* _Description of the task_
Restate the listing that follows word for word, without its pictures.

* _Source excerpt_
>>>>>

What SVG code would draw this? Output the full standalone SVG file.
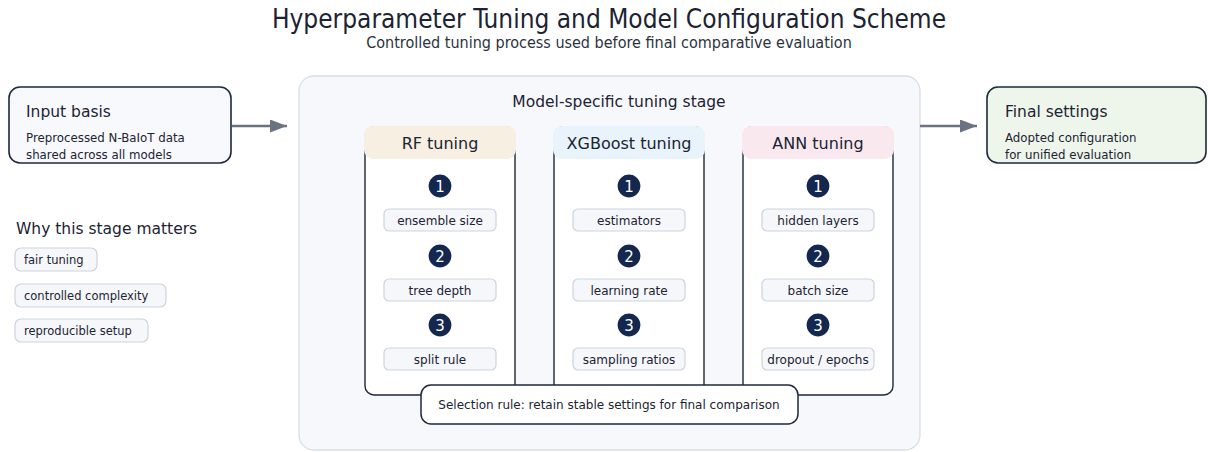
<svg xmlns="http://www.w3.org/2000/svg" width="1208" height="452" viewBox="0 0 1208 452">
  <style>
    text { font-family: "DejaVu Sans", "Liberation Sans", sans-serif; fill: #1c2333; }
    .title { font-family: "DejaVu Sans Condensed", "DejaVu Sans", sans-serif; font-stretch: condensed; font-size: 26px; text-anchor: middle; }
    .sub { font-family: "DejaVu Sans Condensed", "DejaVu Sans", sans-serif; font-stretch: condensed; font-size: 16px; text-anchor: middle; fill: #2b3240; }
    .head { font-size: 15.5px; }
    .body { font-size: 11.8px; }
    .stage-label { font-size: 15.5px; text-anchor: middle; }
    .col-head { font-size: 16px; text-anchor: middle; }
    .param { font-size: 12px; text-anchor: middle; }
    .num { font-size: 15px; text-anchor: middle; fill: #ffffff; }
    .tag { font-size: 11.5px; }
    .io-box { stroke: #1e293b; stroke-width: 1.6; }
    .col-body { fill: #ffffff; stroke: #1e293b; stroke-width: 1.4; }
    .param-box { fill: #f5f7fb; stroke: #cdd3dd; stroke-width: 1.2; }
    .tag-box { fill: #f5f7fb; stroke: #cdd3dd; stroke-width: 1.2; }
    .badge { fill: #14274e; stroke: #ffffff; stroke-width: 1.2; }
    .stem { stroke: #5b6472; stroke-width: 2; }
    .flow { stroke: #6b7280; stroke-width: 2.6; fill: none; }
  </style>
  <defs>
    <marker id="arrow" viewBox="0 0 17 13" refX="17" refY="6.5" markerWidth="17" markerHeight="13" markerUnits="userSpaceOnUse" orient="auto">
      <path d="M0,0 L17,6.5 L0,13 z" fill="#6b7280"/>
    </marker>
  </defs>

  <rect width="1208" height="452" fill="#ffffff"/>

  <!-- heading -->
  <text class="title" x="609" y="28">Hyperparameter Tuning and Model Configuration Scheme</text>
  <text class="sub" x="609" y="48">Controlled tuning process used before final comparative evaluation</text>

  <!-- tuning stage container -->
  <g id="stage">
    <rect x="299" y="76" width="621" height="374" rx="15" fill="#f7f8fc" stroke="#d9dde5" stroke-width="1.3"/>
    <text class="stage-label" x="619" y="107">Model-specific tuning stage</text>
  </g>

  <!-- connectors -->
  <g id="connectors">
    <line class="flow" x1="232" y1="126" x2="287" y2="126" marker-end="url(#arrow)"/>
    <line class="flow" x1="920" y1="126" x2="977" y2="126" marker-end="url(#arrow)"/>
    <g class="stems">
      <line class="stem" x1="440" y1="197" x2="440" y2="209"/>
      <line class="stem" x1="440" y1="267" x2="440" y2="279"/>
      <line class="stem" x1="629" y1="197" x2="629" y2="209"/>
      <line class="stem" x1="629" y1="267" x2="629" y2="279"/>
      <line class="stem" x1="818" y1="197" x2="818" y2="209"/>
      <line class="stem" x1="818" y1="267" x2="818" y2="279"/>
    </g>
  </g>

  <!-- input -->
  <g id="input-basis">
    <rect class="io-box" x="9" y="87" width="222" height="76" rx="11" fill="#f8f9fd"/>
    <text class="head" x="26" y="117">Input basis</text>
    <text class="body" x="26" y="142">Preprocessed N-BaIoT data</text>
    <text class="body" x="26" y="159">shared across all models</text>
  </g>

  <!-- output -->
  <g id="final-settings">
    <rect class="io-box" x="987" y="87" width="219" height="76" rx="11" fill="#eef6ec"/>
    <text class="head" x="1005" y="117">Final settings</text>
    <text class="body" x="1005" y="142">Adopted configuration</text>
    <text class="body" x="1005" y="159">for unified evaluation</text>
  </g>

  <!-- rationale -->
  <g id="rationale">
    <text class="head" x="16" y="234">Why this stage matters</text>
    <rect class="tag-box" x="15" y="248" width="82" height="23" rx="6"/>
    <text class="tag" x="24" y="264">fair tuning</text>
    <rect class="tag-box" x="15" y="284" width="151" height="23" rx="6"/>
    <text class="tag" x="24" y="300">controlled complexity</text>
    <rect class="tag-box" x="15" y="319" width="133" height="23" rx="6"/>
    <text class="tag" x="24" y="335">reproducible setup</text>
  </g>

  <!-- RF column -->
  <g id="rf-tuning">
    <rect class="col-body" x="365" y="127" width="150" height="268" rx="9"/>
    <rect x="364" y="126" width="152" height="33" rx="9" fill="#f6efe2"/>
    <text class="col-head" x="440" y="149">RF tuning</text>
    <circle class="badge" cx="440" cy="186" r="12"/>
    <text class="num" x="440" y="191.5">1</text>
    <rect class="param-box" x="384" y="209" width="112" height="22" rx="5"/>
    <text class="param" x="440" y="224.5">ensemble size</text>
    <circle class="badge" cx="440" cy="256" r="12"/>
    <text class="num" x="440" y="261.5">2</text>
    <rect class="param-box" x="384" y="279" width="112" height="22" rx="5"/>
    <text class="param" x="440" y="294.5">tree depth</text>
    <circle class="badge" cx="440" cy="325" r="12"/>
    <text class="num" x="440" y="330.5">3</text>
    <rect class="param-box" x="384" y="348" width="112" height="22" rx="5"/>
    <text class="param" x="440" y="363.5">split rule</text>
  </g>

  <!-- XGBoost column -->
  <g id="xgboost-tuning">
    <rect class="col-body" x="554" y="127" width="150" height="268" rx="9"/>
    <rect x="553" y="126" width="152" height="33" rx="9" fill="#e8f3fb"/>
    <text class="col-head" x="629" y="149">XGBoost tuning</text>
    <circle class="badge" cx="629" cy="186" r="12"/>
    <text class="num" x="629" y="191.5">1</text>
    <rect class="param-box" x="573" y="209" width="112" height="22" rx="5"/>
    <text class="param" x="629" y="224.5">estimators</text>
    <circle class="badge" cx="629" cy="256" r="12"/>
    <text class="num" x="629" y="261.5">2</text>
    <rect class="param-box" x="573" y="279" width="112" height="22" rx="5"/>
    <text class="param" x="629" y="294.5">learning rate</text>
    <circle class="badge" cx="629" cy="325" r="12"/>
    <text class="num" x="629" y="330.5">3</text>
    <rect class="param-box" x="573" y="348" width="112" height="22" rx="5"/>
    <text class="param" x="629" y="363.5">sampling ratios</text>
  </g>

  <!-- ANN column -->
  <g id="ann-tuning">
    <rect class="col-body" x="743" y="127" width="150" height="268" rx="9"/>
    <rect x="742" y="126" width="152" height="33" rx="9" fill="#f9e9ee"/>
    <text class="col-head" x="818" y="149">ANN tuning</text>
    <circle class="badge" cx="818" cy="186" r="12"/>
    <text class="num" x="818" y="191.5">1</text>
    <rect class="param-box" x="762" y="209" width="112" height="22" rx="5"/>
    <text class="param" x="818" y="224.5">hidden layers</text>
    <circle class="badge" cx="818" cy="256" r="12"/>
    <text class="num" x="818" y="261.5">2</text>
    <rect class="param-box" x="762" y="279" width="112" height="22" rx="5"/>
    <text class="param" x="818" y="294.5">batch size</text>
    <circle class="badge" cx="818" cy="325" r="12"/>
    <text class="num" x="818" y="330.5">3</text>
    <rect class="param-box" x="762" y="348" width="112" height="22" rx="5"/>
    <text class="param" x="818" y="363.5">dropout / epochs</text>
  </g>

  <!-- selection rule -->
  <g id="selection-rule">
    <rect x="421" y="385" width="377" height="39" rx="10" fill="#ffffff" stroke="#1e293b" stroke-width="1.5"/>
    <text class="param" x="609" y="409">Selection rule: retain stable settings for final comparison</text>
  </g>
</svg>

<<<<<

* _Task response_
What SVG code would draw this? Output the full standalone SVG file.
<svg xmlns="http://www.w3.org/2000/svg" width="1208" height="452" viewBox="0 0 1208 452">
  <style>
    text { font-family: "DejaVu Sans", "Liberation Sans", sans-serif; fill: #1c2333; }
    .title { font-family: "DejaVu Sans Condensed", "DejaVu Sans", sans-serif; font-stretch: condensed; font-size: 26px; text-anchor: middle; }
    .sub { font-family: "DejaVu Sans Condensed", "DejaVu Sans", sans-serif; font-stretch: condensed; font-size: 16px; text-anchor: middle; fill: #2b3240; }
    .head { font-size: 15.5px; }
    .body { font-size: 11.8px; }
    .stage-label { font-size: 15.5px; text-anchor: middle; }
    .col-head { font-size: 16px; text-anchor: middle; }
    .param { font-size: 12px; text-anchor: middle; }
    .num { font-size: 15px; text-anchor: middle; fill: #ffffff; }
    .tag { font-size: 11.5px; }
    .io-box { stroke: #1e293b; stroke-width: 1.6; }
    .col-body { fill: #ffffff; stroke: #1e293b; stroke-width: 1.4; }
    .param-box { fill: #f5f7fb; stroke: #cdd3dd; stroke-width: 1.2; }
    .tag-box { fill: #f5f7fb; stroke: #cdd3dd; stroke-width: 1.2; }
    .badge { fill: #14274e; stroke: #ffffff; stroke-width: 1.2; }
    .stem { stroke: #5b6472; stroke-width: 2; }
    .flow { stroke: #6b7280; stroke-width: 2.6; fill: none; }
  </style>
  <defs>
    <marker id="arrow" viewBox="0 0 17 13" refX="17" refY="6.5" markerWidth="17" markerHeight="13" markerUnits="userSpaceOnUse" orient="auto">
      <path d="M0,0 L17,6.5 L0,13 z" fill="#6b7280"/>
    </marker>
  </defs>

  <rect width="1208" height="452" fill="#ffffff"/>

  <!-- heading -->
  <text class="title" x="609" y="28">Hyperparameter Tuning and Model Configuration Scheme</text>
  <text class="sub" x="609" y="48">Controlled tuning process used before final comparative evaluation</text>

  <!-- tuning stage container -->
  <g id="stage">
    <rect x="299" y="76" width="621" height="374" rx="15" fill="#f7f8fc" stroke="#d9dde5" stroke-width="1.3"/>
    <text class="stage-label" x="619" y="107">Model-specific tuning stage</text>
  </g>

  <!-- connectors -->
  <g id="connectors">
    <line class="flow" x1="232" y1="126" x2="287" y2="126" marker-end="url(#arrow)"/>
    <line class="flow" x1="920" y1="126" x2="977" y2="126" marker-end="url(#arrow)"/>
    <g class="stems">
      <line class="stem" x1="440" y1="197" x2="440" y2="209"/>
      <line class="stem" x1="440" y1="267" x2="440" y2="279"/>
      <line class="stem" x1="629" y1="197" x2="629" y2="209"/>
      <line class="stem" x1="629" y1="267" x2="629" y2="279"/>
      <line class="stem" x1="818" y1="197" x2="818" y2="209"/>
      <line class="stem" x1="818" y1="267" x2="818" y2="279"/>
    </g>
  </g>

  <!-- input -->
  <g id="input-basis">
    <rect class="io-box" x="9" y="87" width="222" height="76" rx="11" fill="#f8f9fd"/>
    <text class="head" x="26" y="117">Input basis</text>
    <text class="body" x="26" y="142">Preprocessed N-BaIoT data</text>
    <text class="body" x="26" y="159">shared across all models</text>
  </g>

  <!-- output -->
  <g id="final-settings">
    <rect class="io-box" x="987" y="87" width="219" height="76" rx="11" fill="#eef6ec"/>
    <text class="head" x="1005" y="117">Final settings</text>
    <text class="body" x="1005" y="142">Adopted configuration</text>
    <text class="body" x="1005" y="159">for unified evaluation</text>
  </g>

  <!-- rationale -->
  <g id="rationale">
    <text class="head" x="16" y="234">Why this stage matters</text>
    <rect class="tag-box" x="15" y="248" width="82" height="23" rx="6"/>
    <text class="tag" x="24" y="264">fair tuning</text>
    <rect class="tag-box" x="15" y="284" width="151" height="23" rx="6"/>
    <text class="tag" x="24" y="300">controlled complexity</text>
    <rect class="tag-box" x="15" y="319" width="133" height="23" rx="6"/>
    <text class="tag" x="24" y="335">reproducible setup</text>
  </g>

  <!-- RF column -->
  <g id="rf-tuning">
    <rect class="col-body" x="365" y="127" width="150" height="268" rx="9"/>
    <rect x="364" y="126" width="152" height="33" rx="9" fill="#f6efe2"/>
    <text class="col-head" x="440" y="149">RF tuning</text>
    <circle class="badge" cx="440" cy="186" r="12"/>
    <text class="num" x="440" y="191.5">1</text>
    <rect class="param-box" x="384" y="209" width="112" height="22" rx="5"/>
    <text class="param" x="440" y="224.5">ensemble size</text>
    <circle class="badge" cx="440" cy="256" r="12"/>
    <text class="num" x="440" y="261.5">2</text>
    <rect class="param-box" x="384" y="279" width="112" height="22" rx="5"/>
    <text class="param" x="440" y="294.5">tree depth</text>
    <circle class="badge" cx="440" cy="325" r="12"/>
    <text class="num" x="440" y="330.5">3</text>
    <rect class="param-box" x="384" y="348" width="112" height="22" rx="5"/>
    <text class="param" x="440" y="363.5">split rule</text>
  </g>

  <!-- XGBoost column -->
  <g id="xgboost-tuning">
    <rect class="col-body" x="554" y="127" width="150" height="268" rx="9"/>
    <rect x="553" y="126" width="152" height="33" rx="9" fill="#e8f3fb"/>
    <text class="col-head" x="629" y="149">XGBoost tuning</text>
    <circle class="badge" cx="629" cy="186" r="12"/>
    <text class="num" x="629" y="191.5">1</text>
    <rect class="param-box" x="573" y="209" width="112" height="22" rx="5"/>
    <text class="param" x="629" y="224.5">estimators</text>
    <circle class="badge" cx="629" cy="256" r="12"/>
    <text class="num" x="629" y="261.5">2</text>
    <rect class="param-box" x="573" y="279" width="112" height="22" rx="5"/>
    <text class="param" x="629" y="294.5">learning rate</text>
    <circle class="badge" cx="629" cy="325" r="12"/>
    <text class="num" x="629" y="330.5">3</text>
    <rect class="param-box" x="573" y="348" width="112" height="22" rx="5"/>
    <text class="param" x="629" y="363.5">sampling ratios</text>
  </g>

  <!-- ANN column -->
  <g id="ann-tuning">
    <rect class="col-body" x="743" y="127" width="150" height="268" rx="9"/>
    <rect x="742" y="126" width="152" height="33" rx="9" fill="#f9e9ee"/>
    <text class="col-head" x="818" y="149">ANN tuning</text>
    <circle class="badge" cx="818" cy="186" r="12"/>
    <text class="num" x="818" y="191.5">1</text>
    <rect class="param-box" x="762" y="209" width="112" height="22" rx="5"/>
    <text class="param" x="818" y="224.5">hidden layers</text>
    <circle class="badge" cx="818" cy="256" r="12"/>
    <text class="num" x="818" y="261.5">2</text>
    <rect class="param-box" x="762" y="279" width="112" height="22" rx="5"/>
    <text class="param" x="818" y="294.5">batch size</text>
    <circle class="badge" cx="818" cy="325" r="12"/>
    <text class="num" x="818" y="330.5">3</text>
    <rect class="param-box" x="762" y="348" width="112" height="22" rx="5"/>
    <text class="param" x="818" y="363.5">dropout / epochs</text>
  </g>

  <!-- selection rule -->
  <g id="selection-rule">
    <rect x="421" y="385" width="377" height="39" rx="10" fill="#ffffff" stroke="#1e293b" stroke-width="1.5"/>
    <text class="param" x="609" y="409">Selection rule: retain stable settings for final comparison</text>
  </g>
</svg>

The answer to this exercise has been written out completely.